By Mary Welch

Rigel Inc. and Novartis Pharma AG signed a deal worth up to $100 million to collaborate on five research projects to identify targets using Rigel's functional genomics technology.

Rigel, a two-year-old company, signed its first revenue-generating deal in January, and since then has nabbed a total of three collaborations with multinational pharmaceutical companies it said are worth at least $200 million.

Rigel, based in South San Francisco, and Novartis agreed on two of the five projects. The first is focused on identifying targets that regulate T cells, which play a key role in the body's immune system, especially on the body's acceptance of newly transplanted organs. The second involves B cell activation. The other three projects will be jointly identified within the next 18 months.

"Each collaboration will last four to five years and all will be started within the next 18 months," said James Gower, president and CEO of Rigel. "We can't discuss many details, but it involves an up-front cash and equity investment. It is a fairly typical biotech deal, with a little more money up to preclinical."

Gower said the equity investment consists of "significant immediate funding," but the majority is callable by Rigel up through an initial pubic offering.

"All of our collaborations involve equity," he said, "and they're all about equal in terms of equity position."

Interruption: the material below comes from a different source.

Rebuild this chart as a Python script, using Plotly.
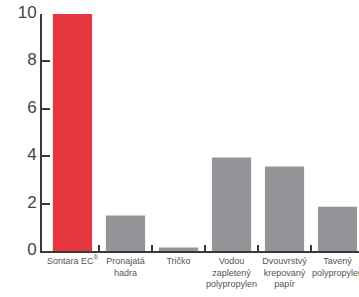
import plotly.graph_objects as go

categories = ["Sontara EC<sup>®</sup>", "Pronajatá<br>hadra", "Tričko",
              "Vodou<br>zapletený<br>polypropylen", "Dvouvrstvý<br>krepovaný<br>papír",
              "Tavený<br>polypropylen"]
values = [10, 1.5, 0.15, 3.95, 3.57, 1.87]
colors = ["#E63740", "#939598", "#939598", "#939598", "#939598", "#939598"]
y_ticks = [0, 2, 4, 6, 8, 10]
boundaries = [0.5, 1.5, 2.5, 3.5, 4.5]

x_idx = list(range(len(categories)))
xr = [-0.575, 5.405]

fig = go.Figure()
fig.add_trace(go.Bar(x=x_idx, y=values, marker=dict(color=colors, line=dict(width=0)),
                     width=0.74, showlegend=False))
fig.add_trace(go.Scatter(x=boundaries, y=[0]*len(boundaries), xaxis="x2", mode="markers",
                         marker=dict(opacity=0), showlegend=False, hoverinfo="skip"))

fig.update_layout(
    width=359, height=297,
    margin=dict(l=42, r=0, t=14, b=46),
    paper_bgcolor="white", plot_bgcolor="white",
    font=dict(family="Liberation Sans, Arial, sans-serif", color="#555555"),
    xaxis=dict(range=xr, tickvals=x_idx, ticktext=categories, ticks="",
               tickangle=0, automargin=False, ticklabeloverflow="allow",
               showline=True, linecolor="#3a3a3a", linewidth=2,
               showgrid=False, zeroline=False,
               tickfont=dict(size=9, color="#555555")),
    xaxis2=dict(range=xr, overlaying="x", anchor="y", side="bottom",
                tickvals=boundaries, ticks="inside", ticklen=6, tickwidth=2,
                tickcolor="#3a3a3a", showticklabels=False, showgrid=False,
                zeroline=False, showline=False, automargin=False),
    yaxis=dict(range=[0, 10], tickvals=y_ticks, ticks="inside", ticklen=8,
               tickwidth=2, tickcolor="#3a3a3a", showline=True, automargin=False,
               ticklabeloverflow="allow", ticklabelshift=-2,
               linecolor="#3a3a3a", linewidth=2, showgrid=False, zeroline=False,
               tickfont=dict(size=17, color="#444444")),
)

fig.write_html("out.html", config={"displayModeBar": False},
               post_script="document.body.style.margin='0';document.body.style.overflow='hidden';")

Novartis, based in Basel, Switzerland, secured access to Rigel's technology and also will provide Rigel with research funding, milestone payments and certain royalty considerations to identify targets for drugs, including small molecule agents, vaccines and diagnostic products. Novartis will retain exclusive worldwide rights to develop and market products. The work will be done at both companies.

Rigel's technology can quickly probe the inner circuitry of diseased cells to find targets that control cell function and that can be specifically and safely modulated by orally administered drugs.

The company said it involves insertion of a different proprietary peptide probe into each of millions of diseased cells to see which probes hit a target that can cause the desired phenotypic change. Rigel said through use of ultra-high-throughput biological screening assays, it can study 100 million cells in a few hours to identify the probe/target combination that produces the desired effect on the disease process.

Privately held Rigel, which has nearly 70 employees, will not staff up as a result of this part of the collaboration, but may as the other three targets are identified and under way.

Rigel's first major deal, worth at least $20 million, was with Janssen Pharmaceutica NV, of Beerse, Belgium - a Johnson & Johnson company - to identify new drug targets that control the progression of colon and breast cancer. The second, with Pfizer Inc., of New York, is to discover human and veterinary drugs for asthma and allergy based on IgE regulation in B cells. (See BioWorld Today, Jan. 15, 1999, p. 1.)